(Been meaning to get this on the page since I saw The Master a couple of weekends back.)
It's a pure coincidence that I happened to be reading Janet Reitman's very good book Inside Scientology just as Paul Thomas Anderson's The Master hit theaters. However, I did make it point to get through L. Ron Hubbard's death in the book before I saw the movie.
Anderson has been a bit coy about the extent to which the plot of his movie is informed by the events surrounding the founding and growth of the Church of Scientology. I have to say that it is pretty clear--at least inasmuch as Reitman's book is accurate--that the extent can be accurately described as "quite a lot, with the names changed".
"Processing" looks a great deal like auditing. There is the general idea that negative emotions arise from previous traumas, going back into previous lives, and that by repeatedly confronting these traumas one can reduce their reactivity to them, thus lessening their power. Adherents spend hours trying to alter their perceptions and their environments with their minds. The Xenu myth is referenced obliquely, in Lancaster Dodd's assertion that these past lives go back "trillions" of years. And even some biographical details--such as Dodd's dubious business of sailing other people's yachts around, his exile to England, and his strained relationship with his son--look an awful lot like Hubbard's.
That said, I think it is fair to say that The Master isn't a veiled takedown of the CoS so much as a meditation on how trauma and alienation can lead people to embrace some very odd things. The story focuses not on Dodd, but on Freddie Quell (Joachin Phoenix), a WWII vet who is utterly shredded by his experiences in the war, who encounters Dodd and "The Cause" when he drunkenly stows away on one of the aforementioned yachts.

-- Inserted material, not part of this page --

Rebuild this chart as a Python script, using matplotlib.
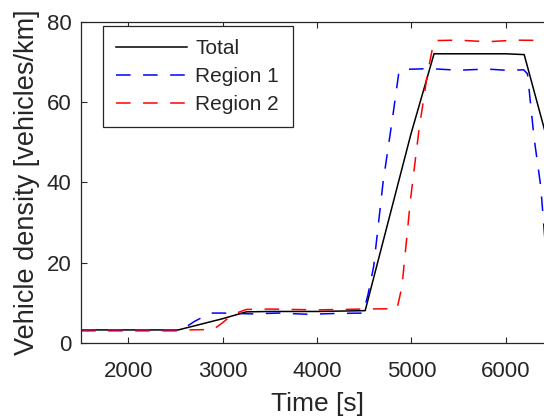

The movie is bleak and atmosheric (much like in Anderson's There Will Be Blood, this is helped along considerably by a haunting and unsettling soundtrack by Radiohead's Johny Greenwood.) The camera work is gorgeous, and solid performances are delivered by
Phoenix, the always-excellent Phillip Seymour Hoffman, and Amy Adams. Plot is very nearly an afterthought, but that really isn't the point. We're not working towards resolution so much as peeking in on something much bigger and more complicated than we can unravel in a couple of hours.
This is probably not a film for everybody, maybe not even everybody who likes Anderson's previous stuff. But I liked it, and perhaps more importantly...I'm still thinking about it.